DATA SHOWN
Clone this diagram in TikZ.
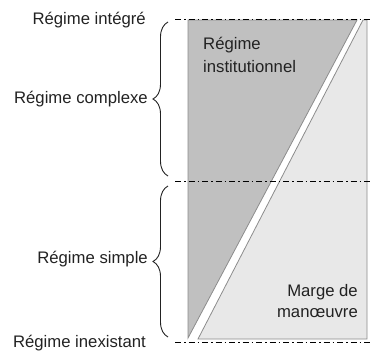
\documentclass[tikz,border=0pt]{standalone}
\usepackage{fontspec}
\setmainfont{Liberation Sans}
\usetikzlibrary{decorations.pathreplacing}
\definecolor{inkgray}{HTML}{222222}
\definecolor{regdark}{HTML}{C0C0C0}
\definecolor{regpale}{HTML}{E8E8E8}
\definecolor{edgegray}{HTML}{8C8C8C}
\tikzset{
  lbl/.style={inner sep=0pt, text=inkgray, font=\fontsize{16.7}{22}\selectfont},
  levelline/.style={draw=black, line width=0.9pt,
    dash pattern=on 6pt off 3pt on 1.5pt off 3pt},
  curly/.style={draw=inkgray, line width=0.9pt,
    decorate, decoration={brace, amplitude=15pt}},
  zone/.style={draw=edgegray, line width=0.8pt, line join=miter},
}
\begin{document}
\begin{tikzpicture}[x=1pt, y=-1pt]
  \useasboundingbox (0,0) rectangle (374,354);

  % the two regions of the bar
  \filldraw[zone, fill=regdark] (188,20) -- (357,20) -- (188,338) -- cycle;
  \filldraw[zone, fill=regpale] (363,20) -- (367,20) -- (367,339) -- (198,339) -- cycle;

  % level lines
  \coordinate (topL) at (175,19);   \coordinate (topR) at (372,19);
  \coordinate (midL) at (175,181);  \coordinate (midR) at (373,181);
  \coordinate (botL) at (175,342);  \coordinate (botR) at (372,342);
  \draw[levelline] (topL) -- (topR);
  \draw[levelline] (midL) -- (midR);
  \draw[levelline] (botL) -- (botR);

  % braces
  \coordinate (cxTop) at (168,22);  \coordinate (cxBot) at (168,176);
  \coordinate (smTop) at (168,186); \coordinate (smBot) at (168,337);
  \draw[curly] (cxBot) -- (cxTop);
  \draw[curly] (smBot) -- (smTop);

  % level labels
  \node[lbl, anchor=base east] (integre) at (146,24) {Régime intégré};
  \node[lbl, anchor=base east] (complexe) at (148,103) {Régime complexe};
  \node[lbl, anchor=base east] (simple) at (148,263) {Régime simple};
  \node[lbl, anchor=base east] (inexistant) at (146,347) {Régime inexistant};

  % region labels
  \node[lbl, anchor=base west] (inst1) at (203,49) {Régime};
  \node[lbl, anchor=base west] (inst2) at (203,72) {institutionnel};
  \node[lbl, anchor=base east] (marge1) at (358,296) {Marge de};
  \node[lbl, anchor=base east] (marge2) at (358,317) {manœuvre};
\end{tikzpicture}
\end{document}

WRITTEN INSTRUCTION
Pictures are excluded; output everything else in the data verbatim.

RESULT OF THIS EXERCISE
Clone this diagram in TikZ.
\documentclass[tikz,border=0pt]{standalone}
\usepackage{fontspec}
\setmainfont{Liberation Sans}
\usetikzlibrary{decorations.pathreplacing}
\definecolor{inkgray}{HTML}{222222}
\definecolor{regdark}{HTML}{C0C0C0}
\definecolor{regpale}{HTML}{E8E8E8}
\definecolor{edgegray}{HTML}{8C8C8C}
\tikzset{
  lbl/.style={inner sep=0pt, text=inkgray, font=\fontsize{16.7}{22}\selectfont},
  levelline/.style={draw=black, line width=0.9pt,
    dash pattern=on 6pt off 3pt on 1.5pt off 3pt},
  curly/.style={draw=inkgray, line width=0.9pt,
    decorate, decoration={brace, amplitude=15pt}},
  zone/.style={draw=edgegray, line width=0.8pt, line join=miter},
}
\begin{document}
\begin{tikzpicture}[x=1pt, y=-1pt]
  \useasboundingbox (0,0) rectangle (374,354);

  % the two regions of the bar
  \filldraw[zone, fill=regdark] (188,20) -- (357,20) -- (188,338) -- cycle;
  \filldraw[zone, fill=regpale] (363,20) -- (367,20) -- (367,339) -- (198,339) -- cycle;

  % level lines
  \coordinate (topL) at (175,19);   \coordinate (topR) at (372,19);
  \coordinate (midL) at (175,181);  \coordinate (midR) at (373,181);
  \coordinate (botL) at (175,342);  \coordinate (botR) at (372,342);
  \draw[levelline] (topL) -- (topR);
  \draw[levelline] (midL) -- (midR);
  \draw[levelline] (botL) -- (botR);

  % braces
  \coordinate (cxTop) at (168,22);  \coordinate (cxBot) at (168,176);
  \coordinate (smTop) at (168,186); \coordinate (smBot) at (168,337);
  \draw[curly] (cxBot) -- (cxTop);
  \draw[curly] (smBot) -- (smTop);

  % level labels
  \node[lbl, anchor=base east] (integre) at (146,24) {Régime intégré};
  \node[lbl, anchor=base east] (complexe) at (148,103) {Régime complexe};
  \node[lbl, anchor=base east] (simple) at (148,263) {Régime simple};
  \node[lbl, anchor=base east] (inexistant) at (146,347) {Régime inexistant};

  % region labels
  \node[lbl, anchor=base west] (inst1) at (203,49) {Régime};
  \node[lbl, anchor=base west] (inst2) at (203,72) {institutionnel};
  \node[lbl, anchor=base east] (marge1) at (358,296) {Marge de};
  \node[lbl, anchor=base east] (marge2) at (358,317) {manœuvre};
\end{tikzpicture}
\end{document}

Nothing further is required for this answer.